We have isolated S-(methylthiomethyl) cysteine-4-oxide from the rhizomes of this plant
(Figure 6). We have also observed the thiosulfinate marasmicin (Figure 6) which is presumably formed from C-S lyase mediated cleavage of the cysteine sulfoxide precursor, followed by sulfenic acid condensation. We are currently working on this plant to determine if it has any biological activity.

Nectaorscordum (Allium) siculum:
Nectaroscordum (Lindl.) Gren. & Godr. (Alliaceae) is a small subgenus of the genus Allium consisting of only two species, Allium siculum (Ucria) Lindl. and Allium tripedale (Trautv.) Grossh. Both are rare ornamental bulbous plants used in gardening. The former is native to Asia Minor, southern France and Sicily (hence the trivial name Sicilian honey garlic) where it grows in damp shady woods. It is still sometimes referred to by the synonymous names Allium nectaroscordum, Nectaroscordum siculum Ucria, A. dioscorides auct., or A. meliophilum Juz. The second member of the subgenus, A. tripedale (syn. N. tripedale Trautv. or N. persicum (Bornm.) Bornm.), is indigenous to Armenia, Iran, and Iraq.
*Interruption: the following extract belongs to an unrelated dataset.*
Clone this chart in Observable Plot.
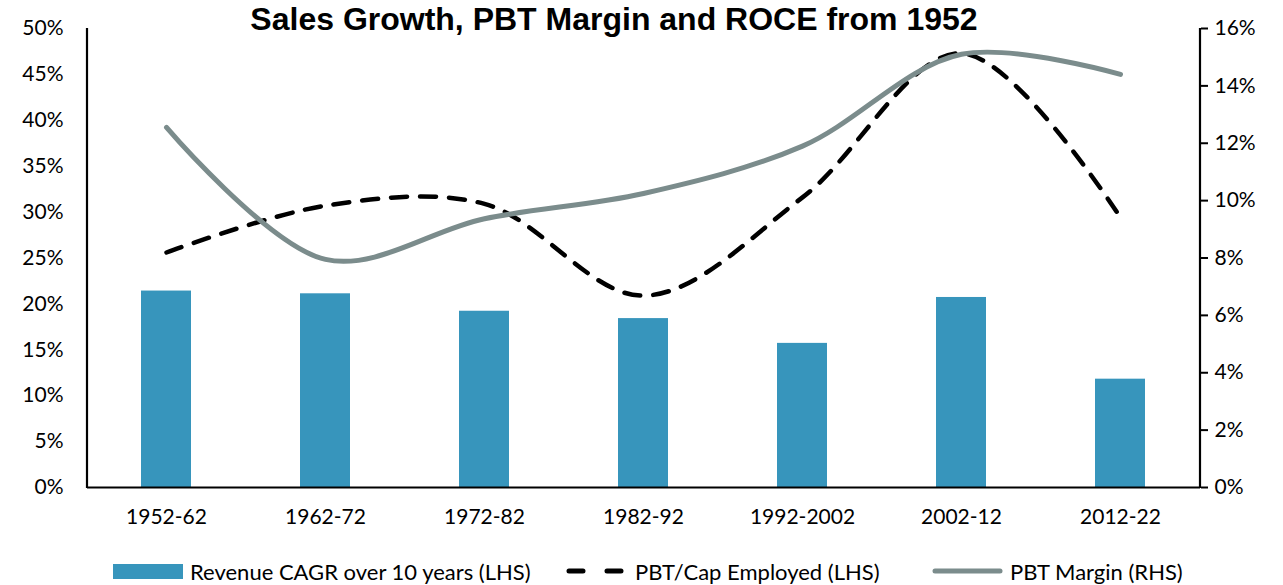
<!DOCTYPE html>
<html>
<head>
<meta charset="utf-8">
<script src="https://cdn.jsdelivr.net/npm/d3@7"></script>
<script src="https://cdn.jsdelivr.net/npm/@observablehq/plot@0.6"></script>
<style>
  body { margin: 0; background: #fff; width: 1283px; height: 585px; overflow: hidden; position: relative; }
  #title { position: absolute; top: 1px; left: 0; width: 1228px; text-align: center;
    font-family: "Liberation Sans", Arial, sans-serif; font-weight: bold; font-size: 32px; color: #000; z-index: 2; }
  #chart svg { display: block; }
  #legend { position: relative; height: 45px; font-family: Lato, sans-serif; font-size: 22px; color: #000; }
  .item { position: absolute; top: 18px; display: flex; align-items: center; height: 26px; }
  .item svg { margin-right: 7px; }
</style>
</head>
<body>
<div id="title">Sales Growth, PBT Margin and ROCE from 1952</div>
<div id="chart"></div>
<div id="legend"></div>
<script>
const categories = ["1952-62", "1962-72", "1972-82", "1982-92", "1992-2002", "2002-12", "2012-22"];
const revenueCagr = [21.4, 21.1, 19.2, 18.4, 15.7, 20.7, 11.8];      // LHS, %
const pbtCapEmployed = [25.6, 30.7, 30.9, 20.9, 31.6, 47.3, 29.4];   // LHS, %
const pbtMargin = [12.55, 7.95, 9.37, 10.25, 11.9, 15.1, 14.4];      // RHS, %
const leftTicks = [0, 5, 10, 15, 20, 25, 30, 35, 40, 45, 50];
const rightTicks = [0, 2, 4, 6, 8, 10, 12, 14, 16];
const seriesNames = ["Revenue CAGR over 10 years (LHS)", "PBT/Cap Employed (LHS)", "PBT Margin (RHS)"];

const LMAX = 50, RMAX = 16;
const toLeft = v => v * LMAX / RMAX;

const data = categories.map((c, i) => ({cat: c, rev: revenueCagr[i], cap: pbtCapEmployed[i], margin: pbtMargin[i]}));

const W = 1283, H = 540, ML = 87, MR = 83, MT = 28, MB = 53;
const barColor = "#3795BC", greyColor = "#7B8C8C";

const plot = Plot.plot({
  width: W, height: H,
  marginLeft: ML, marginRight: MR, marginTop: MT, marginBottom: MB,
  style: {fontFamily: "Lato, sans-serif", fontSize: "21px", color: "#000", background: "transparent"},
  x: {domain: categories, paddingInner: 0.685, paddingOuter: 0.3425, label: null},
  y: {domain: [0, LMAX], label: null},
  marks: [
    Plot.barY(data, {x: "cat", y: "rev", fill: barColor}),
    Plot.line(data, {x: "cat", y: "cap", stroke: "#000", strokeWidth: 4.5, strokeDasharray: "16,13", strokeLinecap: "round", curve: "catmull-rom"}),
    Plot.line(data, {x: "cat", y: d => toLeft(d.margin), stroke: greyColor, strokeWidth: 5, strokeLinecap: "round", curve: "catmull-rom"}),
    Plot.ruleY([0], {stroke: "#000", strokeWidth: 2}),
    Plot.axisX({tickSize: 0, tickPadding: 22, label: null}),
    Plot.axisY(leftTicks, {anchor: "left", tickSize: 0, tickPadding: 24, tickFormat: d => d + "%", label: null}),
    Plot.axisY(rightTicks.map(toLeft), {anchor: "right", tickSize: 7, tickPadding: 7, strokeWidth: 2, tickFormat: d => Math.round(d * RMAX / LMAX) + "%", label: null})
  ]
});

// frame side lines (axis spines), from the plot's own scale ranges
const svg = d3.select(plot);
const yr = plot.scale("y").range;
[ML, W - MR].forEach(xp => {
  svg.append("line").attr("x1", xp).attr("x2", xp).attr("y1", yr[0] + 1).attr("y2", yr[1])
    .attr("stroke", "#000").attr("stroke-width", 2.2);
});
document.getElementById("chart").appendChild(plot);

// legend
const legend = d3.select("#legend");
const items = [
  {left: 113, swatch: s => s.append("rect").attr("x", 0).attr("y", 6).attr("width", 70).attr("height", 15).attr("fill", barColor), w: 70},
  {left: 566, swatch: s => s.append("line").attr("x1", 3).attr("x2", 57).attr("y1", 13).attr("y2", 13).attr("stroke", "#000").attr("stroke-width", 5).attr("stroke-linecap", "round").attr("stroke-dasharray", "14,24"), w: 62},
  {left: 932, swatch: s => s.append("line").attr("x1", 3).attr("x2", 68).attr("y1", 13).attr("y2", 13).attr("stroke", greyColor).attr("stroke-width", 5).attr("stroke-linecap", "round"), w: 71}
];
items.forEach((it, i) => {
  const d = legend.append("div").attr("class", "item").style("left", it.left + "px");
  const s = d.append("svg").attr("width", it.w).attr("height", 26);
  it.swatch(s);
  d.append("span").text(seriesNames[i]);
});
</script>
</body>
</html>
Both members of the Nectaroscordum subgenus, A. siculum and A. tripedale, are very closely related to other plants of the genus Allium L. Due to their close morphological similarities, the relationship between these two groups has long been embroiled in taxonomic controversy. At present, classification of Nectaroscordum as a subgenus in the Allium genus is generally accepted. The chromosome basic number of x = 9, special and unique characteristics of most flower parts, and other morphological peculiarities of Nectaroscordum species were the main arguments in support of separating this oligotypic group at a generic level.1-3

A. siculum attracted our attention because of its odor which is notably different from that of common alliaceous plants. We have isolated, and for the first time, definitively shown the presence of the S-butyl cysteine sulfoxide in any plant (compound 5, Figure 7). We also isolated the S-methyl and S-1-propenyl cysteine sulfoxides (Figure 7). C-S lyase mediated cleavage of the cysteine sulfoxides yields a variety of symmetrical and mixed thiosulfinates, as shown in Figure 7. Several of these were observed to exhibit modest antimicrobial activity. We are continuing to study this plant to isolate and characterize the C-S lyase responsible for the formation of the S-butyl containing thiosulfinates.